What Louisiana changes

Louisiana is tough on sloppy builds. Summer heat punishes refrigeration and A/C, humidity beats up seals and wiring, and hurricane season changes the way we think about generators, tie-downs, and backup plans. If a unit is going to work in Baton Rouge in August or sit outside a festival in Lafayette all weekend, we want the electrical, cooling, and cooking systems sized for real use, not just for the inspection day photo. The permitting side is just as local. Parish and city rules matter, health and fire approvals matter, commissary access matters, and the parking or route plan can make or break the whole project. That is why we budget for the Louisiana version of the launch, not a generic national one. We expect fees, inspections, and local approvals to shape the schedule, and we keep enough room in the plan for the kind of operational surprises that come with working across multiple Louisiana parishes.

How we structure the money

For most Louisiana startups, we do not force everything into one bucket. A loan works best when the truck, trailer, or major buildout is the core asset, because the monthly payment can be matched to the life of the equipment. A lease can make sense when the owner needs to keep the upfront check smaller, which helps when Louisiana permits, commissary deposits, initial inventory, and insurance are already draining cash before opening day. A line of credit is a different tool entirely; we use it for working capital, fuel, produce, payroll, repairs, and the short gaps that show up after a busy weekend in New Orleans or a soft launch in Baton Rouge. When a borrower is seasoned enough for an SBA 7(a) file, the terms are often cleaner for a larger build. Recent SBA guidance has those loans running around 8-11% APR with 60-84 month terms, and that is a useful lane when the operator can show the cash flow to support it. We still make the structure fit the route, not the other way around. If the money is going into a used truck, a new trailer, a generator, commissary setup, or the first wave of inventory for a crawfish or po-boy concept, we want the draw schedule to follow the actual Louisiana opening plan.

What the file needs

For a Louisiana startup, the hard part is often not the menu or the truck search. It is the file. For SBA-style financing, we usually want at least 24+ months in business, a personal credit score around 620+ or better, and roughly 1.25x DSCR if the truck is expected to carry itself. If the business is truly brand new, we usually steer toward equipment financing or a lease first, then layer in working capital once the route is proving itself. The paperwork should include personal and business tax returns, recent bank statements, a vendor quote for the truck or trailer, equipment specs, an opening budget, entity documents, EIN, driver’s license, and any Louisiana-specific paperwork tied to the commissary, parish license, city permit, or health approval path. If you are buying major equipment, we also keep the invoice trail clean so Section 179 can do its job; the current deduction limit is $1,220,000, and financed equipment can qualify for Section 179 expensing. A clean file shortens the review, and in this market that matters because SBA closings often take 30-45 days even when everything is moving well.

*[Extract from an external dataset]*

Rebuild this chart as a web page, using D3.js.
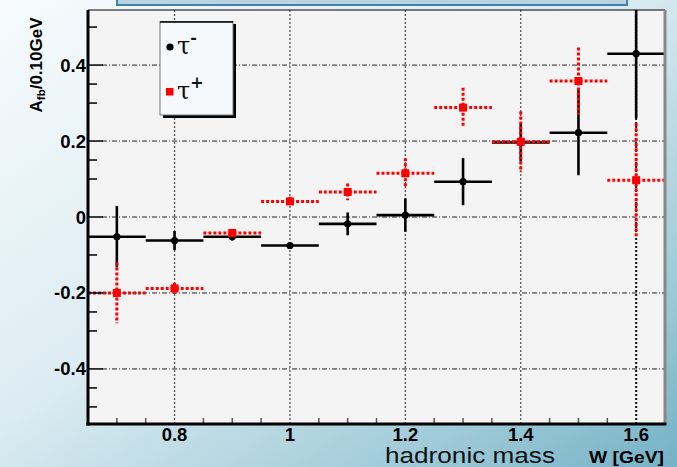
<!DOCTYPE html>
<html>
<head>
<meta charset="utf-8">
<script src="https://cdn.jsdelivr.net/npm/d3@7/dist/d3.min.js"></script>
<style>
  html, body { margin: 0; padding: 0; background: #ffffff; }
  svg { display: block; }
</style>
</head>
<body>
<svg id="chart" width="677" height="467"></svg>
<script>
// Bin centres of the hadronic mass W (GeV), each bin 0.1 GeV wide
const binCentres = [0.7, 0.8, 0.9, 1.0, 1.1, 1.2, 1.3, 1.4, 1.5, 1.6];
const binHalfWidth = 0.05;

// tau- asymmetry per bin and its error
const tauMinusValues = [-0.052, -0.062, -0.052, -0.075, -0.018, 0.005, 0.093, 0.196, 0.222, 0.43];
const tauMinusErrors = [0.081, 0.025, 0.01, 0.008, 0.03, 0.044, 0.062, 0.05, 0.112, 0.17];

// tau+ asymmetry per bin and its error
const tauPlusValues = [-0.2, -0.188, -0.042, 0.041, 0.066, 0.115, 0.288, 0.198, 0.358, 0.097];
const tauPlusErrors = [0.08, 0.015, 0.008, 0.012, 0.022, 0.04, 0.052, 0.08, 0.088, 0.15];

// Axis ticks
const xTickValues = [0.8, 1.0, 1.2, 1.4, 1.6];
const xTickLabels = ["0.8", "1", "1.2", "1.4", "1.6"];
const xMinorTicks = [0.7, 0.75, 0.85, 0.9, 0.95, 1.05, 1.1, 1.15, 1.25, 1.3, 1.35, 1.45, 1.5, 1.55];
const yTickValues = [-0.4, -0.2, 0, 0.2, 0.4];
const yTickLabels = ["-0.4", "-0.2", "0", "0.2", "0.4"];
const yMinorTicks = [0.5, 0.35, 0.3, 0.15, 0.1, -0.1, -0.25, -0.3, -0.45, -0.5];

const legendLabels = ["τ", "τ"];
const legendSupers = ["-", "+"];

const svg = d3.select("#chart");

// Page background gradient
const defs = svg.append("defs");
const bg = defs.append("linearGradient").attr("id", "pageBg")
  .attr("x1", "0").attr("y1", "0").attr("x2", "1").attr("y2", "1");
bg.append("stop").attr("offset", "0").attr("stop-color", "#f7fbfd");
bg.append("stop").attr("offset", "0.45").attr("stop-color", "#dcecf2");
bg.append("stop").attr("offset", "0.8").attr("stop-color", "#9fcad8");
bg.append("stop").attr("offset", "1").attr("stop-color", "#74b2c6");
svg.append("rect").attr("width", 677).attr("height", 467).attr("fill", "url(#pageBg)");

// Banner strip at the top
svg.append("rect").attr("x", 117).attr("y", -6).attr("width", 510).attr("height", 11)
  .attr("fill", "#b9d3e3").attr("stroke", "#3f82aa").attr("stroke-width", 2);

const L = 88, R = 665, T = 10, B = 424;
const x = d3.scaleLinear().domain([0.65, 1.65]).range([L, R]);
const y = d3.scaleLinear().domain([-0.545, 0.545]).range([B, T]);

// Plot area
svg.append("rect").attr("x", L).attr("y", T).attr("width", R - L).attr("height", B - T)
  .attr("fill", "#f4f4f4");

defs.append("clipPath").attr("id", "plotClip")
  .append("rect").attr("x", L).attr("y", T).attr("width", R - L).attr("height", B - T);

// Grid
const grid = svg.append("g");
grid.selectAll("line.h").data(yTickValues).join("line")
  .attr("x1", L + 14).attr("x2", R)
  .attr("y1", d => y(d)).attr("y2", d => y(d))
  .attr("stroke", "#222").attr("stroke-width", 1)
  .attr("stroke-dasharray", "5,2,1,2");
grid.selectAll("line.v").data(xTickValues).join("line")
  .attr("x1", d => x(d)).attr("x2", d => x(d))
  .attr("y1", T).attr("y2", B)
  .attr("stroke", (d, i) => i === 4 ? "#111" : "#555")
  .attr("stroke-width", (d, i) => i === 4 ? 2 : 1.3)
  .attr("stroke-dasharray", "2,2");

// Error-bar series
const plot = svg.append("g").attr("clip-path", "url(#plotClip)");

function drawSeries(values, errors, opts) {
  const g = plot.append("g");
  const rows = binCentres.map((c, i) => ({ c, v: values[i], e: errors[i] }));
  g.selectAll("line.xe").data(rows).join("line")
    .attr("x1", d => x(d.c - binHalfWidth)).attr("x2", d => x(d.c + binHalfWidth))
    .attr("y1", d => y(d.v)).attr("y2", d => y(d.v))
    .attr("stroke", opts.color).attr("stroke-width", opts.width)
    .attr("stroke-dasharray", opts.dash);
  g.selectAll("line.ye").data(rows).join("line")
    .attr("x1", d => x(d.c)).attr("x2", d => x(d.c))
    .attr("y1", d => y(d.v + d.e)).attr("y2", d => y(d.v - d.e))
    .attr("stroke", opts.color).attr("stroke-width", opts.width)
    .attr("stroke-dasharray", opts.dash);
  if (opts.marker === "circle") {
    g.selectAll("circle").data(rows).join("circle")
      .attr("cx", d => x(d.c)).attr("cy", d => y(d.v)).attr("r", 3.6)
      .attr("fill", opts.color);
  } else {
    g.selectAll("rect").data(rows).join("rect")
      .attr("x", d => x(d.c) - 4).attr("y", d => y(d.v) - 4)
      .attr("width", 8).attr("height", 8).attr("fill", opts.color);
  }
}

drawSeries(tauMinusValues, tauMinusErrors, { color: "#000", width: 2.6, dash: null, marker: "circle" });
drawSeries(tauPlusValues, tauPlusErrors, { color: "#ff0000", width: 3, dash: "3,2", marker: "square" });

// Frame
svg.append("line").attr("x1", L).attr("x2", R).attr("y1", T).attr("y2", T)
  .attr("stroke", "#000").attr("stroke-width", 1.2);
svg.append("line").attr("x1", R).attr("x2", R).attr("y1", T).attr("y2", B)
  .attr("stroke", "#888").attr("stroke-width", 3);

// Y axis
const tickFont = "Liberation Sans, Arial, sans-serif";
const yAxis = svg.append("g");
yAxis.selectAll("line.maj").data(yTickValues).join("line")
  .attr("x1", L).attr("x2", L + 15).attr("y1", d => y(d)).attr("y2", d => y(d))
  .attr("stroke", "#000").attr("stroke-width", 1.5);
yAxis.selectAll("line.min").data(yMinorTicks).join("line")
  .attr("x1", L).attr("x2", L + 9).attr("y1", d => y(d)).attr("y2", d => y(d))
  .attr("stroke", "#000").attr("stroke-width", 1.5);
yAxis.selectAll("text").data(yTickValues).join("text")
  .attr("x", L - 2).attr("y", d => y(d) + 6.5)
  .attr("text-anchor", "end")
  .attr("font-family", tickFont)
  .attr("font-weight", "bold").attr("font-size", 18.5)
  .text((d, i) => yTickLabels[i]);
yAxis.append("line").attr("x1", L).attr("x2", L).attr("y1", T).attr("y2", B + 1.5)
  .attr("stroke", "#000").attr("stroke-width", 3);

// X axis
const xAxis = svg.append("g");
xAxis.selectAll("line.min").data(xMinorTicks).join("line")
  .attr("x1", d => x(d)).attr("x2", d => x(d)).attr("y1", B - 6).attr("y2", B)
  .attr("stroke", "#555").attr("stroke-width", 1.5);
xAxis.selectAll("text").data(xTickValues).join("text")
  .attr("x", d => x(d)).attr("y", B + 17)
  .attr("text-anchor", "middle")
  .attr("font-family", tickFont)
  .attr("font-weight", "bold").attr("font-size", 18.5)
  .text((d, i) => xTickLabels[i]);
xAxis.append("line").attr("x1", L - 1.5).attr("x2", R + 1.5).attr("y1", B).attr("y2", B)
  .attr("stroke", "#000").attr("stroke-width", 3);

// Axis titles
const yTitle = svg.append("text")
  .attr("transform", "translate(42,65) rotate(-90)")
  .attr("text-anchor", "middle")
  .attr("font-family", tickFont)
  .attr("font-weight", "bold").attr("font-size", 17);
yTitle.append("tspan").text("A");
yTitle.append("tspan").attr("font-size", 11.5).attr("dy", 3).text("fb");
yTitle.append("tspan").attr("dy", -3).text("/0.10GeV");

svg.append("text").attr("x", 385).attr("y", 463)
  .attr("font-family", tickFont)
  .attr("font-size", 22).attr("textLength", 170).attr("lengthAdjust", "spacingAndGlyphs")
  .attr("fill", "#111")
  .text("hadronic mass");
svg.append("text").attr("x", 664).attr("y", 463)
  .attr("text-anchor", "end")
  .attr("font-family", tickFont)
  .attr("font-weight", "bold").attr("font-size", 17)
  .attr("textLength", 75).attr("lengthAdjust", "spacingAndGlyphs")
  .text("W [GeV]");

// Legend
const lg = svg.append("g");
lg.append("rect").attr("x", 163).attr("y", 24).attr("width", 73).attr("height", 94).attr("fill", "#000");
lg.append("rect").attr("x", 160).attr("y", 21.5).attr("width", 73).attr("height", 93.5)
  .attr("fill", "#f6f9fb").attr("stroke", "#777").attr("stroke-width", 1);
lg.append("line").attr("x1", 160).attr("x2", 233).attr("y1", 22).attr("y2", 22)
  .attr("stroke", "#000").attr("stroke-width", 1.5);
lg.append("circle").attr("cx", 170).attr("cy", 47).attr("r", 3.6).attr("fill", "#000");
lg.append("rect").attr("x", 166).attr("y", 88).attr("width", 7.5).attr("height", 7.5).attr("fill", "#ff0000");
[54, 99].forEach((yy, i) => {
  const t = lg.append("text").attr("x", 177).attr("y", yy)
    .attr("font-family", "DejaVu Serif, Liberation Serif, serif")
    .attr("font-size", 24).attr("fill", "#111");
  t.append("tspan").text(legendLabels[i]);
  t.append("tspan").attr("font-size", 16).attr("dy", -11).attr("font-weight", "bold").text(legendSupers[i]);
});
</script>
</body>
</html>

Frequently asked questions

Can a brand-new Louisiana food truck get financed?

Usually yes, but the structure matters. For a true Louisiana startup, we often start with equipment financing or a lease for the truck and buildout, then use a working-capital line for commissary deposits, inventory, and opening payroll. SBA 7(a) is usually a better fit once there is operating history.

What Louisiana paperwork should I have ready?

Have your truck or trailer quote, equipment specs, entity documents, EIN, bank statements, tax returns, commissary agreement, and any parish or city permit paperwork you already have. In Louisiana, health and local approvals can move slower than the lender file, so we like to pull both tracks together early.

What can the financing cover in Louisiana?

It can cover the truck or trailer, upfit, generator, refrigeration, hood and suppression work, wrap, POS, inventory, permit fees, commissary deposits, and the cash cushion it takes to open in places like New Orleans, Baton Rouge, Lafayette, or along the Gulf Coast.